And the anxiety. It was PTSD and anxiety rolled into one, and I was terrified. I was afraid of things falling on me out of nowhere, which is warranted I suppose, and thus began my tendency to indulge in intrusive thoughts.
But there were cognitive issues too. I forgot chunks of my life surrounding that event, which I cannot recall to this day. I would begin talking, and completely forget what I was saying. I couldn’t remember words, and faces, and struggled to read paragraphs or even get through a musical piece.
I hated myself. I hated the way I looked. I felt slow. My brain was impossible, it wouldn’t work the way I wanted it to.
The issue with traumatic brain injuries is that there is not much research done on the brain, in comparison to other parts of the human body. This is because in order to accurately study the brain, the brain must be active. Obviously, tests on the human brain were shut down in the last century due to the, uh, lack of ethics surrounding lobotomies.
I tried to keep the fear away, but the looming possibility of having an aneurism or seizure constantly hung above me.
I was 19 years old at the time of the injury, on the edge of entering my 20’s, the “best years of my life,” or something. I stopped everything, including the music career I was about to embark on.

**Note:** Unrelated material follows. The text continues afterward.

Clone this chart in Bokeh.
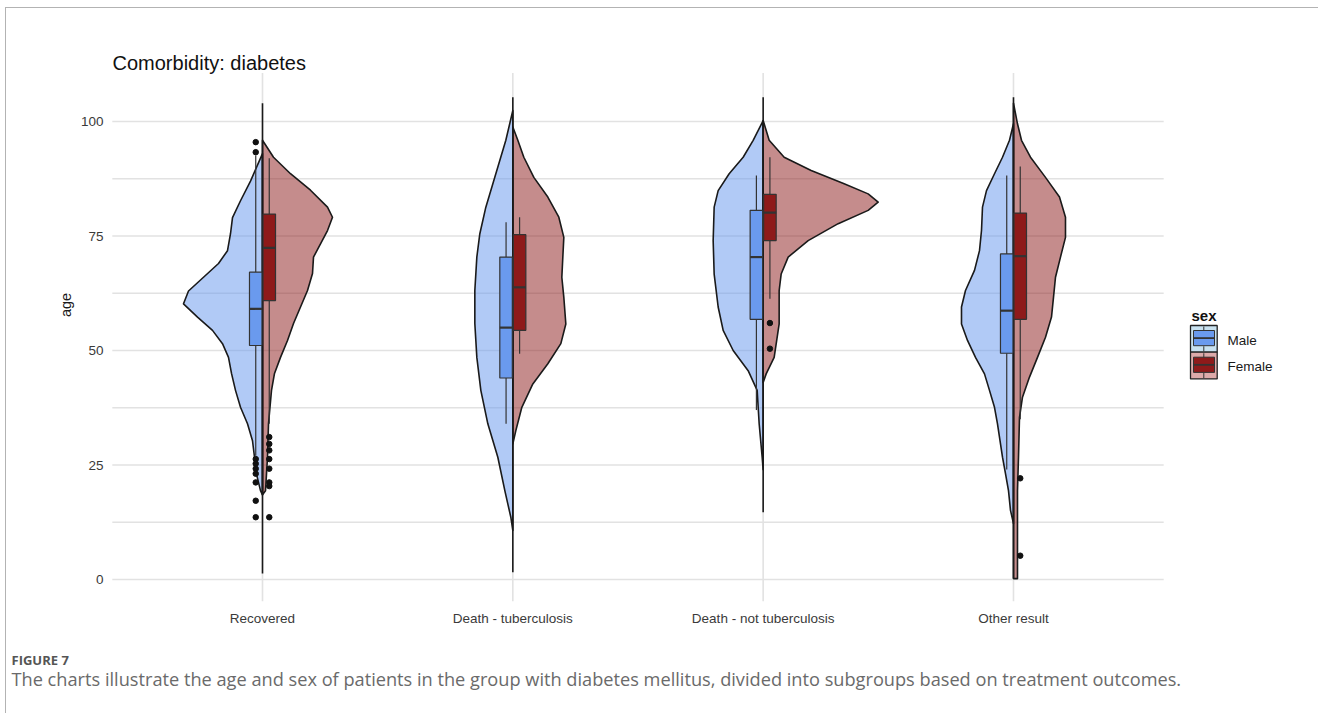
from bokeh.plotting import figure
from bokeh.layouts import column
from bokeh.models import FixedTicker, Label, BoxAnnotation
from bokeh.embed import file_html
from bokeh.resources import INLINE

# ---------------- data ----------------
categories = ["Recovered", "Death - tuberculosis", "Death - not tuberculosis", "Other result"]
sexes = ["Male", "Female"]

# half-violin outlines: ages (top -> bottom) and half-widths (density, arbitrary units)
rec_m_age = [93.0, 87.0, 82.7, 79.0, 75.5, 71.8, 69.0, 66.0, 63.0, 60.2, 57.3, 54.4, 51.5, 48.5, 45.0, 41.3, 37.6, 34.0, 30.3, 26.7, 23.0, 19.4, 18.5]
rec_m_den = [0, 12, 22, 30, 32, 35, 44, 59, 74, 79, 65, 50, 40, 34, 31, 27, 22, 15, 10, 8, 6, 2, 0]
rec_f_age = [95.9, 92.2, 88.6, 85.0, 81.3, 79.1, 76.2, 73.3, 70.4, 66.8, 63.1, 59.5, 55.9, 52.2, 48.5, 45.0, 41.3, 34.0, 26.7, 19.4, 18.5]
rec_f_den = [0, 11, 28, 48, 65, 70, 65, 58, 51, 50, 45, 38, 31, 25, 18, 12, 9, 6, 5, 3, 0]

dtb_m_age = [102.4, 95.9, 88.6, 81.3, 75.5, 70.4, 63.1, 55.9, 48.5, 41.3, 34.0, 26.7, 19.4, 13.6, 10.7]
dtb_m_den = [0, 7, 17, 27, 33, 36, 38, 38, 36, 32, 25, 15, 8, 2, 0]
dtb_f_age = [98.8, 95.9, 92.2, 87.8, 83.5, 79.1, 74.7, 70.4, 66.0, 61.6, 55.8, 51.5, 47.1, 42.7, 37.6, 32.5, 29.6]
dtb_f_den = [0, 5, 11, 21, 35, 46, 51, 50, 49, 51, 53, 48, 35, 20, 9, 3, 0]

dnt_m_age = [100.2, 95.9, 92.2, 88.6, 84.9, 81.3, 74.0, 66.7, 59.5, 54.4, 50.0, 45.6, 41.3, 34.0, 26.7, 24.0]
dnt_m_den = [0, 10, 20, 34, 45, 49, 50, 49, 45, 40, 30, 15, 6, 4, 1, 0]
dnt_f_age = [100.2, 95.9, 92.2, 89.3, 86.4, 84.2, 82.4, 80.6, 77.7, 74.0, 70.4, 66.7, 63.1, 55.8, 48.5, 44.9, 43.0]
dnt_f_den = [0, 6, 21, 48, 81, 105, 115, 105, 75, 45, 25, 18, 16, 16, 11, 3, 0]

oth_m_age = [99.5, 95.9, 92.2, 88.6, 84.9, 81.3, 76.2, 71.8, 67.5, 63.1, 59.5, 55.8, 52.2, 48.5, 44.9, 41.3, 37.6, 34.0, 26.7, 23.1, 19.4, 15.1, 12.2]
oth_m_den = [0, 4, 11, 19, 27, 31, 32, 34, 39, 48, 52, 52, 46, 38, 29, 24, 19, 16, 11, 8, 5, 3, 0]
oth_f_age = [104.0, 99.5, 95.9, 92.2, 87.8, 83.5, 79.1, 74.7, 70.4, 66.0, 61.6, 57.3, 52.9, 48.5, 44.2, 39.8, 35.4, 26.7, 19.4, 12.2, 0.2, 0.2]
oth_f_den = [0, 4, 8, 17, 32, 46, 52, 52, 47, 42, 40, 38, 32, 24, 16, 9, 6, 5, 4, 4, 4, 0]

male_violin_age = [rec_m_age, dtb_m_age, dnt_m_age, oth_m_age]
male_violin_den = [rec_m_den, dtb_m_den, dnt_m_den, oth_m_den]
female_violin_age = [rec_f_age, dtb_f_age, dnt_f_age, oth_f_age]
female_violin_den = [rec_f_den, dtb_f_den, dnt_f_den, oth_f_den]

# untrimmed violin tails (thin line along the centre)
tail_low = [1.3, 1.6, 14.7, 0.2]
tail_high = [104.0, 105.3, 105.3, 105.3]

# box-plot statistics
male_q1 = [51.1, 44.0, 56.8, 49.4]
male_med = [59.1, 55.0, 70.4, 58.7]
male_q3 = [67.1, 70.4, 80.6, 71.1]
male_lo = [27.0, 34.0, 37.0, 24.0]
male_hi = [92.6, 78.0, 88.2, 88.2]
female_q1 = [60.9, 54.4, 74.0, 56.8]
female_med = [72.4, 63.8, 80.1, 70.6]
female_q3 = [79.8, 75.3, 84.1, 80.0]
female_lo = [34.0, 49.3, 61.3, 35.0]
female_hi = [92.0, 79.1, 92.2, 90.2]

# outliers (category index, age)
male_out_cat = [0, 0, 0, 0, 0, 0, 0, 0, 0]
male_out_age = [95.5, 93.3, 26.3, 25.3, 24.2, 23.1, 21.2, 17.2, 13.6]
female_out_cat = [0, 0, 0, 0, 0, 0, 0, 0, 2, 2, 3, 3]
female_out_age = [31.1, 29.6, 28.2, 26.3, 24.2, 21.2, 20.4, 13.6, 56.0, 50.4, 22.1, 5.2]

y_ticks = [0, 25, 50, 75, 100]
y_minor = [12.5, 37.5, 62.5, 87.5]

title_text = "Comorbidity: diabetes"
y_title = "age"
legend_title = "sex"
fig_label = "FIGURE 7"
caption = ("The charts illustrate the age and sex of patients in the group with diabetes mellitus, "
           "divided into subgroups based on treatment outcomes.")

# ---------------- styling / geometry ----------------
MALE_V = "#6495ED"
FEMALE_V = "#8B1A1A"
MALE_BOX = "#6A9AEE"
FEMALE_BOX = "#8E1A1A"
EDGE = "#1a1a1a"
BOXEDGE = "#333333"
GRID = "#e2e2e2"
FONT = "Liberation Sans"

OX, OY = 6, 8                 # page position of the content (css margin + border)
W = 1312
H_MAIN, H_CAP = 632, 73
LEFT, BOTTOM = 104, 39
FRAME_BOTTOM = H_MAIN - BOTTOM
X0, X1 = 0.4, 4.6             # panel extent (data units)
PX_PER_X = 250.33
PX_PER_Y = 4.58
x_start = X0 - 0.0072
x_end = x_start + (W - LEFT) / PX_PER_X
y_start = -4.80
y_end = y_start + FRAME_BOTTOM / PX_PER_Y
Y_PANEL_TOP = 110.6
DEN_SCALE = 1 / PX_PER_X
BOX_OFF = 0.027
BOX_HALF = 0.025

p = figure(width=W, height=H_MAIN, output_backend="svg", toolbar_location=None,
           x_range=(x_start, x_end), y_range=(y_start, y_end),
           min_border_left=LEFT, min_border_right=0,
           min_border_top=0, min_border_bottom=BOTTOM)
p.outline_line_color = None
p.background_fill_color = "white"
p.border_fill_color = "white"
p.grid.grid_line_color = None

# axes
xt = FixedTicker(ticks=[1, 2, 3, 4])
yt = FixedTicker(ticks=y_ticks)
p.xaxis.ticker = xt
p.yaxis.ticker = yt
p.xaxis.major_label_overrides = {i + 1: c for i, c in enumerate(categories)}
for ax in (p.xaxis, p.yaxis):
    ax.axis_line_color = None
    ax.major_tick_line_color = None
    ax.minor_tick_line_color = None
    ax.major_tick_out = 0
    ax.major_tick_in = 0
    ax.major_label_text_font = FONT
    ax.major_label_text_font_size = "13.5px"
    ax.major_label_text_color = "#3a3a3a"
p.xaxis.major_label_standoff = 9
p.yaxis.major_label_standoff = 7
p.yaxis.axis_label = y_title
p.yaxis.axis_label_text_font = FONT
p.yaxis.axis_label_text_font_style = "normal"
p.yaxis.axis_label_text_font_size = "14.5px"
p.yaxis.axis_label_text_color = "#1a1a1a"
p.yaxis.axis_label_standoff = 4

# grid lines limited to the panel
hy = y_ticks + y_minor
p.segment(x0=[X0] * len(hy), y0=hy, x1=[X1] * len(hy), y1=hy,
          line_color=GRID, line_width=1.6)
cats = [i + 1 for i in range(len(categories))]
p.segment(x0=cats, y0=[y_start] * 4, x1=cats, y1=[Y_PANEL_TOP] * 4,
          line_color=GRID, line_width=1.6)

# violins
def half(ci, ages, dens, side):
    c = ci + 1
    xs = [c + side * d * DEN_SCALE for d in dens] + [c, c]
    ys = list(ages) + [ages[-1], ages[0]]
    return xs, ys

mx, my, fxs, fys = [], [], [], []
for i in range(len(categories)):
    a, b = half(i, male_violin_age[i], male_violin_den[i], -1)
    mx.append(a); my.append(b)
    a, b = half(i, female_violin_age[i], female_violin_den[i], 1)
    fxs.append(a); fys.append(b)

p.patches(mx, my, fill_color=MALE_V, fill_alpha=0.5, line_color=EDGE, line_width=1.6,
          line_join="round")
p.patches(fxs, fys, fill_color=FEMALE_V, fill_alpha=0.5, line_color=EDGE, line_width=1.6,
          line_join="round")
p.segment(x0=cats, y0=tail_low, x1=cats, y1=tail_high, line_color=EDGE, line_width=1.6)

# box plots
def boxes(off, q1, med, q3, lo, hi, fill):
    xc = [c + off for c in cats]
    p.segment(x0=xc, y0=q3, x1=xc, y1=hi, line_color=BOXEDGE, line_width=1.2)
    p.segment(x0=xc, y0=q1, x1=xc, y1=lo, line_color=BOXEDGE, line_width=1.2)
    p.quad(left=[x - BOX_HALF for x in xc], right=[x + BOX_HALF for x in xc],
           bottom=q1, top=q3, fill_color=fill, line_color=BOXEDGE, line_width=1.2)
    p.segment(x0=[x - BOX_HALF for x in xc], y0=med, x1=[x + BOX_HALF for x in xc], y1=med,
              line_color=BOXEDGE, line_width=2.2)

boxes(-BOX_OFF, male_q1, male_med, male_q3, male_lo, male_hi, MALE_BOX)
boxes(BOX_OFF, female_q1, female_med, female_q3, female_lo, female_hi, FEMALE_BOX)

p.scatter(x=[c + 1 - BOX_OFF for c in male_out_cat], y=male_out_age, size=5.5, color="#111111")
p.scatter(x=[c + 1 + BOX_OFF for c in female_out_cat], y=female_out_age, size=5.5, color="#111111")

# ---------------- annotations (inside the frame) ----------------
def sx(page_x):
    return page_x - OX - LEFT

def sy(page_y):
    return FRAME_BOTTOM - (page_y - OY)

def lab(fig, text, x, y, size, color="#1a1a1a", font=FONT, style="normal",
        baseline="alphabetic", align="left"):
    fig.add_layout(Label(x=x, y=y, x_units="screen", y_units="screen",
                         text=text, text_font=font, text_font_size=size,
                         text_color=color, text_font_style=style,
                         text_baseline=baseline, text_align=align))

def box(l, r, t, b, fill, line=None, lw=1.0):
    p.add_layout(BoxAnnotation(left=sx(l), right=sx(r), top=sy(t), bottom=sy(b),
                               left_units="screen", right_units="screen",
                               top_units="screen", bottom_units="screen",
                               fill_color=fill, fill_alpha=1.0,
                               line_color=line, line_width=lw, line_alpha=1.0))

lab(p, title_text, sx(112), sy(62.5), "20px", color="#111111")

# legend
lab(p, legend_title, sx(1191), sy(315), "15px", color="#111111", style="bold")
key_bg = ["#c9e2f0", "#deaaaa"]
key_box = [MALE_BOX, FEMALE_BOX]
for k in range(2):
    t = 325 + k * 26.7
    b = t + 26.7
    box(1190, 1216.7, t, b, key_bg[k], line="#222222", lw=1.3)
    box(1202.8, 1203.8, t + 1, t + 5.5, "#333333")
    box(1202.8, 1203.8, b - 6, b - 1, "#333333")
    box(1193, 1214, t + 5, b - 6.5, key_box[k], line="#333333", lw=1.0)
    mid = (t + 5 + b - 6.5) / 2
    box(1193, 1214, mid - 0.9, mid + 0.9, "#333333")
    lab(p, sexes[k], sx(1227), sy(t + 14.5), "13.5px", color="#1a1a1a", baseline="middle")

# ---------------- caption strip ----------------
cap = figure(width=W, height=H_CAP, output_backend="svg", toolbar_location=None,
             x_range=(0, 1), y_range=(0, 1), x_axis_location=None, y_axis_location=None,
             min_border=0, min_border_left=0, min_border_right=0,
             min_border_top=0, min_border_bottom=0)
cap.outline_line_color = None
cap.border_fill_color = "white"
cap.background_fill_color = "white"
cap.grid.grid_line_color = None
cap.grid.visible = False
for fig in (p, cap):
    if "frame_align" in fig.properties():
        fig.frame_align = False
CAP_TOP = OY + H_MAIN
CAP_X = 11
lab(cap, fig_label, CAP_X - OX, H_CAP - (659.5 - CAP_TOP), "13px", color="#555555",
    font="Open Sans", style="bold")
lab(cap, caption, CAP_X - OX, H_CAP - (678 - CAP_TOP), "18.2px", color="#6a6a6a",
    font="Open Sans")

layout = column(p, cap, spacing=0,
                styles={"margin-left": "5px", "margin-top": "7px",
                        "border-left": "1px solid #b3b3b3",
                        "border-top": "1px solid #b3b3b3"})

open("out.html", "w").write(file_html(layout, INLINE))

I won’t dive into what’s happened between then and now quite yet, but I will say that it’s been a weird past few years. A lot of healing has taken place, thanks to my family, friends, and some amazing doctors. I still deal with these emotional and cognitive problems, but I’ve learned to cope. Healing is a constant effort, it requires one to really get to know oneself. And it’s a process. Whether the initial wound is physical or emotional, healing is a difficult process.
I’ll save that for another newsletter.
I’m sorry for getting so…into it? toward the end? If you made it this far, thank you. It feels good to get this out of my head.
I can still taste the blood, it’s metallic and horrible. Sorry, Armie Hammer, I don’t get the appeal.
Gabrielle - you have a great gift to write. I read this post as if I was just listening to a friend speak. Horrified by what I heard, justly turning to sympathy and then compassion for what you went through and go through daily. I subscribed. Keep the lecture going.
Gabrielle so sorry you went through this so young. I just am kinda going through some of the same fears of unforeseen scares. You are so correct that I never really thought about death or fears until something happened to bring pain and anxiety even though my body failed me and I was helpless and in so much pain even with the meds. I had been luck and never had a broken bone, stitches or been admitted to the hospital. I recently traveled to Atlanta and had horrible anxiety about passing vehicles and my father and husband behind the wheel. It was so hard I felt bad that I was in tears I was so scared on the interstate. I hope it will get better for us both with time. I know my life was not really at danger as wooth your experience. I know it must be more difficult for you and I am praying your PTSD will pass as time goes by. Thanks for sharing! Hope to see you soon!